I first went on income assistance in 1990. The amount of $223 is seared into my memory because it was such a shockingly small amount of money for an entire month. Before the switch from Family Benefits to Employment Support and Income Assistance in early 2000, the maximum amount I could receive was $714.
The shelter allowance was increased from $491 to $535. I doubt there is anyone in the greater Halifax area whose rent is only $535, so at best, this increase meant most of us are spending $44 less of our grocery money on rent.
There is a piece of paper that I discarded, much to my regret, many years ago, that would have proved that the Department of Community Services deducted $28 from the basic personal amount portion of our cheques when this change took place.
On that paper was listed a breakdown of the $714. The shelter allowance of $519 included two amounts: $491 for shelter expenses (rent, electricity, hot water, heat) and $28 for household items. When my caseworker handed me this budget sheet, I asked for clarification and he said the $28 was for things such as light bulbs and cleaning supplies.
At the time, I was living in a grungy rooming house for $350 a month so my cheque was only $573 (350+223). After paying rent, I had $223 for everything else, including phone, bus fare, quarters for laundry, toiletries, cleaning supplies, household items, clothing, and food. Since a phone was a necessity for me, I had only $196 a month as my phone bill was about $27.
The $28 was not intended to be spent on rent so if our rent was less than $491, it was not deducted but the amount of $491 would be less.
The DCS never should have included that $28 under shelter expenses because the amount for rent and utilities was, in fact, only $491. In other words, of the total shelter allowance of $519, $28 was yours to keep.
Currently, if any of the $535 is not spent on rent and utilities, it is deducted from our cheque because the entire amount of $535 is intended for rent and utilities. Basically, what the government did was change the name of the program, give us $44 more to hand over to our landlords, and cut the $28 for household items off our cheques. Replacing the $519 with $535 caused the $28 to disappear, which was a very underhanded thing to do.
As of October 2018, the basic personal amount for a single person on Employment Support and Income Assistance (ESIA) for reasons of disability is $535 for shelter expenses and $293 for everything else for a total of $828. That means that in three decades, the amount we received after rent was first $223, then $195, and is now $293.
Over the last 18 years, our cheques have increased sporadically—anywhere from four to twelve dollars, the highest increase of $20 occurring in 2016. As each increase was added, I noted, with great cynicism and rage, how much of the $28 was being reimbursed. I do not consider our cheques to have gone up by $70 in 18 years because $28 of that $70 is money we once had. They gradually gave us back the $28 and added another $42.

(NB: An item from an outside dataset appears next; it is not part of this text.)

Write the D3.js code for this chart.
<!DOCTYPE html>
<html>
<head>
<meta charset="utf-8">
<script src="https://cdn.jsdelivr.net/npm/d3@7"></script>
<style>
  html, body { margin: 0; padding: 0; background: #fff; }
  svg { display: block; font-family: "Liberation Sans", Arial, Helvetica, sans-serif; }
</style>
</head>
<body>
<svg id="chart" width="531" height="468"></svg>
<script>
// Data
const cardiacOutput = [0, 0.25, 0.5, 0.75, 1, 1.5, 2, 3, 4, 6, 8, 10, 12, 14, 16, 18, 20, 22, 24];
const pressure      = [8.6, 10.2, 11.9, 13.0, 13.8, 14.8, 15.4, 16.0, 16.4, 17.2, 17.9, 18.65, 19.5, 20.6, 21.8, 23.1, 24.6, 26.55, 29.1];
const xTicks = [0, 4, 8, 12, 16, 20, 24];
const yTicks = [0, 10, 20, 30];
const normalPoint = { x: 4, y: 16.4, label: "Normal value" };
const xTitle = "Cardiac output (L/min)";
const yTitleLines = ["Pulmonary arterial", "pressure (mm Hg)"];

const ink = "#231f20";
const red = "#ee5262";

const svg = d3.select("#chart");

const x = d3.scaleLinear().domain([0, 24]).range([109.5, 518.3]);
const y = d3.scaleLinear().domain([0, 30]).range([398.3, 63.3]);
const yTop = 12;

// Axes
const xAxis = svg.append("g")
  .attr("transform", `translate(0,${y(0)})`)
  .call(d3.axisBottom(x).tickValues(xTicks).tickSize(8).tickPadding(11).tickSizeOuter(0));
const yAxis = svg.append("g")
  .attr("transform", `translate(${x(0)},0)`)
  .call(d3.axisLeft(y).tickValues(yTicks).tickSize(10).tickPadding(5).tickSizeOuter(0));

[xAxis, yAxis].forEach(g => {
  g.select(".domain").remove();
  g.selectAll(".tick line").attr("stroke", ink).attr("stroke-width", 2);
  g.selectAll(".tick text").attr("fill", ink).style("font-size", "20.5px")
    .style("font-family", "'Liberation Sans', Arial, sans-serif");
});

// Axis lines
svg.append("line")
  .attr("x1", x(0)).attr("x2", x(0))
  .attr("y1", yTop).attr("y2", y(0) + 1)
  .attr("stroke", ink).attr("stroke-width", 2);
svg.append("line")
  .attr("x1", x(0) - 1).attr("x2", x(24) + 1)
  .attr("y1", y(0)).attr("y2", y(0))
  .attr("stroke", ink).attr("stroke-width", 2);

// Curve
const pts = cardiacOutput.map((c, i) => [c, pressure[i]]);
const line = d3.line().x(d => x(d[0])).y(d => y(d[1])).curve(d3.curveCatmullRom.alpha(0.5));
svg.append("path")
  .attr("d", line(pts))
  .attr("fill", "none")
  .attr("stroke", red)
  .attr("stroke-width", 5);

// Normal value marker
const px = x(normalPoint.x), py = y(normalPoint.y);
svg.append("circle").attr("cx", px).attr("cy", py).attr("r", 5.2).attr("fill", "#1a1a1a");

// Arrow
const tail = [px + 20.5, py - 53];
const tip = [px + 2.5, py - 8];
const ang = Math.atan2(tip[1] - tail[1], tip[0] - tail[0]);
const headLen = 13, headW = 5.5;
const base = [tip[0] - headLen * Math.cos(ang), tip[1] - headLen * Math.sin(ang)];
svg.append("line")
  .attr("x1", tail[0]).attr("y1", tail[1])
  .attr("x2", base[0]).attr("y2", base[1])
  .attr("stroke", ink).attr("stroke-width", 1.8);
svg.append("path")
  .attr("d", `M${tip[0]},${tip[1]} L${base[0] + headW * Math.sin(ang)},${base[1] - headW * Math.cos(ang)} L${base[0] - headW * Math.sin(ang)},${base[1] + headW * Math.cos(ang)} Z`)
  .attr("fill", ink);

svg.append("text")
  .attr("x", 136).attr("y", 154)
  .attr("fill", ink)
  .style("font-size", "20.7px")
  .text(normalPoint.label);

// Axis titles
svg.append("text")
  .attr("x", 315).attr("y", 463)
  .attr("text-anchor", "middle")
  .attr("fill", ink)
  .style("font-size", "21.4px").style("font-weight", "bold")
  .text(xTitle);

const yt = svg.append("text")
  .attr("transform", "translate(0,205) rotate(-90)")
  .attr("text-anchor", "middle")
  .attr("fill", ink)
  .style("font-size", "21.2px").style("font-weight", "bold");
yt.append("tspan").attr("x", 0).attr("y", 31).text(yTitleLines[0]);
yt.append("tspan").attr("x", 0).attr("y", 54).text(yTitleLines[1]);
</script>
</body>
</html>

When the $195 got back up to $223 over a period of about ten years, I mentioned this to my caseworker during a home visit. I said, “That last increase finally put back the $28 they stole from us.” As I began to explain the math to him, he said he was well aware that $28 for household items was cut when ESIA was implemented.
Finally, after stewing about this for nearly two decades, I have found a way, via The Nova Scotia Advocate, to expose this rip-off. People need to know how very little our cheques have increased. If I had a cheque stub from 2000, it would read “BASIC REQUIREMENT 730.00”. Just because the basic cheque for a single person with disabilities increased to $730 in 2000 from $714 doesn’t mean we got more money. Our landlords got the increase and we were docked $28.
To summarize, the government has increased the rent amount by $44 over 30 years and the personal amount has increased by $42 in the last 18 years.